Italian writer (1887–1980)

Salvator Gotta (or Salvatore Gotta; 18 May 1887 – 7 June 1980) was an Italian writer. He was best known as a prolific novelist, but he was also a biographer, playwright, screenplay writer, and writer of children's books.

==Life and work==
Gotta was born on the 18 May 1887 in Montalto Dora, Piedmont, Italy. He graduated from the University of Turin, and his literary career started with the publication of Pia in 1912. Other novels followed, and in 1917 he started on the trilogy La saga dei Vela, which was to become his best known work. During the first world war he served in the Alpini Corps, and from this experience in 1926 he wrote the children's novel Il piccolo Alpino (The little Alpino), which was very successful and inspired the 1986 Italian TV mini-series Mino.

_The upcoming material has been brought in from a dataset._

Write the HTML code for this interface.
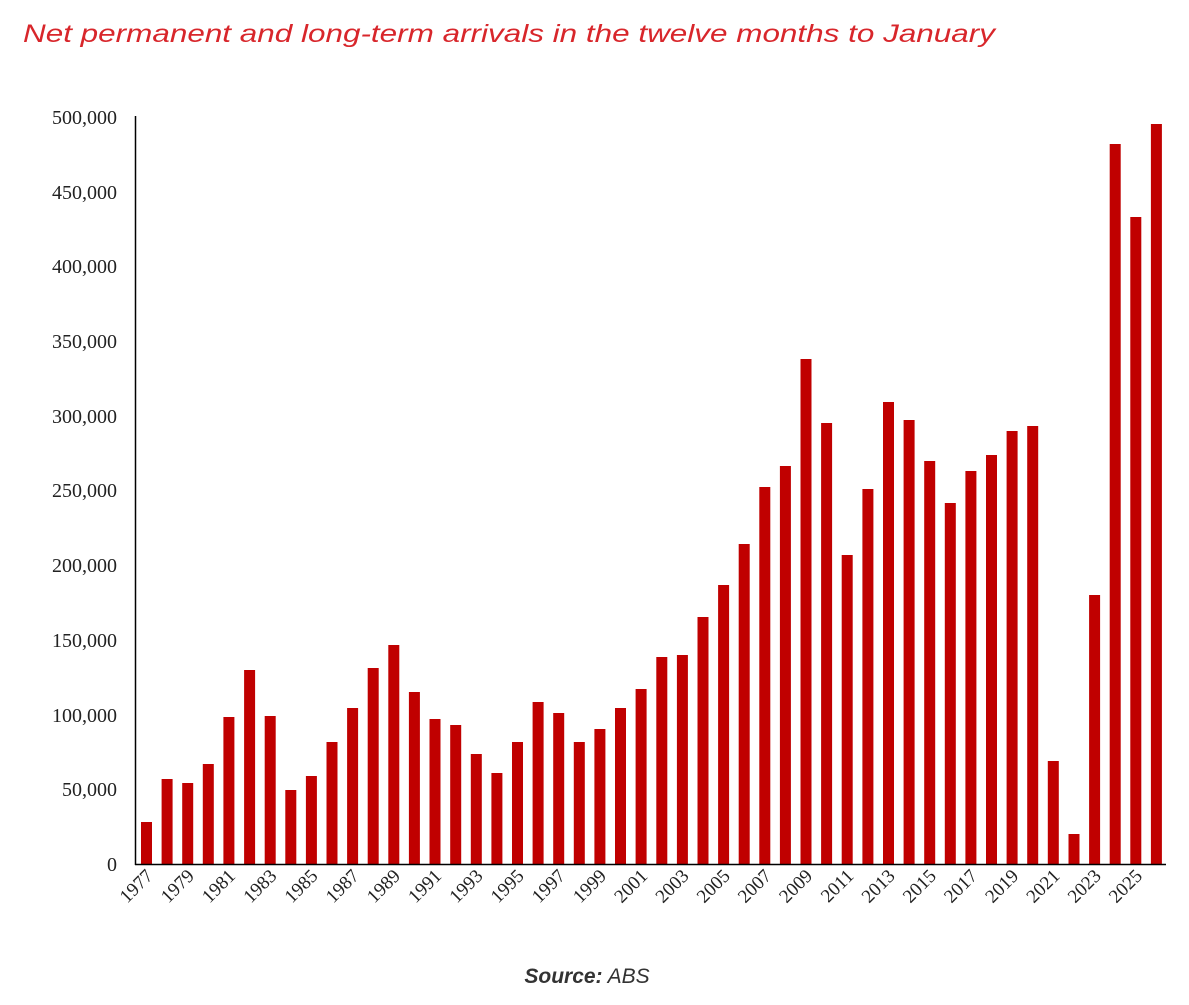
<!DOCTYPE html>
<html><head><meta charset="utf-8"><style>
html,body{margin:0;padding:0;background:#fff;width:1189px;height:1005px;overflow:hidden}
</style></head><body>
<svg width="1189" height="1005" xmlns="http://www.w3.org/2000/svg">
<text x="23" y="42" font-family="Liberation Sans, sans-serif" font-style="italic" font-size="25" fill="#d8262b" textLength="972" lengthAdjust="spacingAndGlyphs">Net permanent and long-term arrivals in the twelve months to January</text>
<g font-family="Liberation Serif, serif" font-size="20" fill="#222" text-anchor="end">
<text x="117" y="871">0</text>
<text x="117" y="796">50,000</text>
<text x="117" y="722">100,000</text>
<text x="117" y="647">150,000</text>
<text x="117" y="572">200,000</text>
<text x="117" y="497">250,000</text>
<text x="117" y="423">300,000</text>
<text x="117" y="348">350,000</text>
<text x="117" y="273">400,000</text>
<text x="117" y="199">450,000</text>
<text x="117" y="124">500,000</text>
</g>
<g fill="#c00000">
<rect x="141.0" y="822" width="11" height="42"/>
<rect x="161.6" y="779" width="11" height="85"/>
<rect x="182.2" y="783" width="11" height="81"/>
<rect x="202.8" y="764" width="11" height="100"/>
<rect x="223.4" y="717" width="11" height="147"/>
<rect x="244.1" y="670" width="11" height="194"/>
<rect x="264.7" y="716" width="11" height="148"/>
<rect x="285.3" y="790" width="11" height="74"/>
<rect x="305.9" y="776" width="11" height="88"/>
<rect x="326.5" y="742" width="11" height="122"/>
<rect x="347.1" y="708" width="11" height="156"/>
<rect x="367.7" y="668" width="11" height="196"/>
<rect x="388.3" y="645" width="11" height="219"/>
<rect x="408.9" y="692" width="11" height="172"/>
<rect x="429.5" y="719" width="11" height="145"/>
<rect x="450.2" y="725" width="11" height="139"/>
<rect x="470.8" y="754" width="11" height="110"/>
<rect x="491.4" y="773" width="11" height="91"/>
<rect x="512.0" y="742" width="11" height="122"/>
<rect x="532.6" y="702" width="11" height="162"/>
<rect x="553.2" y="713" width="11" height="151"/>
<rect x="573.8" y="742" width="11" height="122"/>
<rect x="594.4" y="729" width="11" height="135"/>
<rect x="615.0" y="708" width="11" height="156"/>
<rect x="635.6" y="689" width="11" height="175"/>
<rect x="656.3" y="657" width="11" height="207"/>
<rect x="676.9" y="655" width="11" height="209"/>
<rect x="697.5" y="617" width="11" height="247"/>
<rect x="718.1" y="585" width="11" height="279"/>
<rect x="738.7" y="544" width="11" height="320"/>
<rect x="759.3" y="487" width="11" height="377"/>
<rect x="779.9" y="466" width="11" height="398"/>
<rect x="800.5" y="359" width="11" height="505"/>
<rect x="821.1" y="423" width="11" height="441"/>
<rect x="841.7" y="555" width="11" height="309"/>
<rect x="862.4" y="489" width="11" height="375"/>
<rect x="883.0" y="402" width="11" height="462"/>
<rect x="903.6" y="420" width="11" height="444"/>
<rect x="924.2" y="461" width="11" height="403"/>
<rect x="944.8" y="503" width="11" height="361"/>
<rect x="965.4" y="471" width="11" height="393"/>
<rect x="986.0" y="455" width="11" height="409"/>
<rect x="1006.6" y="431" width="11" height="433"/>
<rect x="1027.2" y="426" width="11" height="438"/>
<rect x="1047.8" y="761" width="11" height="103"/>
<rect x="1068.5" y="834" width="11" height="30"/>
<rect x="1089.1" y="595" width="11" height="269"/>
<rect x="1109.7" y="144" width="11" height="720"/>
<rect x="1130.3" y="217" width="11" height="647"/>
<rect x="1150.9" y="124" width="11" height="740"/>
</g>
<line x1="135.5" y1="116" x2="135.5" y2="865" stroke="#000" stroke-width="1.5"/>
<line x1="135" y1="864.5" x2="1166" y2="864.5" stroke="#000" stroke-width="1.5"/>
<g font-family="Liberation Serif, serif" font-size="19" fill="#222" text-anchor="end">
<text transform="translate(154,877) rotate(-45)">1977</text>
<text transform="translate(195.2,877) rotate(-45)">1979</text>
<text transform="translate(236.4,877) rotate(-45)">1981</text>
<text transform="translate(277.7,877) rotate(-45)">1983</text>
<text transform="translate(318.9,877) rotate(-45)">1985</text>
<text transform="translate(360.1,877) rotate(-45)">1987</text>
<text transform="translate(401.3,877) rotate(-45)">1989</text>
<text transform="translate(442.5,877) rotate(-45)">1991</text>
<text transform="translate(483.8,877) rotate(-45)">1993</text>
<text transform="translate(525,877) rotate(-45)">1995</text>
<text transform="translate(566.2,877) rotate(-45)">1997</text>
<text transform="translate(607.4,877) rotate(-45)">1999</text>
<text transform="translate(648.6,877) rotate(-45)">2001</text>
<text transform="translate(689.9,877) rotate(-45)">2003</text>
<text transform="translate(731.1,877) rotate(-45)">2005</text>
<text transform="translate(772.3,877) rotate(-45)">2007</text>
<text transform="translate(813.5,877) rotate(-45)">2009</text>
<text transform="translate(854.7,877) rotate(-45)">2011</text>
<text transform="translate(896,877) rotate(-45)">2013</text>
<text transform="translate(937.2,877) rotate(-45)">2015</text>
<text transform="translate(978.4,877) rotate(-45)">2017</text>
<text transform="translate(1019.6,877) rotate(-45)">2019</text>
<text transform="translate(1060.8,877) rotate(-45)">2021</text>
<text transform="translate(1102.1,877) rotate(-45)">2023</text>
<text transform="translate(1143.3,877) rotate(-45)">2025</text>
</g>
<text x="587" y="983" text-anchor="middle" font-family="Liberation Sans, sans-serif" font-style="italic" font-size="21" fill="#333"><tspan font-weight="bold">Source:</tspan> ABS</text>
</svg>
</body></html>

Gotta joined the Fascist party at an early stage, and in 1925 he wrote the words of the official Fascist anthem Giovinezza ("Youth"). He praised the fascists in several of his works, such as Mistica Patria (Mystic Country), of 1932.

He wrote film screenplays and stage plays, such as Mille lire (1923) and La damigella di Bard (1936). He continued to write novels after the second world war, but his works from this period are now little remembered, and many of his works were allowed to go out of print because of his Fascist associations. However, he had some popularity among teenagers in the 1960s and 1970s for his historical novels and a column he wrote in the magazine Topolino.

Gotta was influenced by the realists, and by Antonio Fogazzaro. Gotta and Fogazzaro were both published by Baldini & Castoldi.

Gotta wrote his autobiography, L'almanacco di Gotta ("Gotta's Almanac"). He died on the 7 June 1980 at Rapallo in the province of Genoa, Liguria, Italy.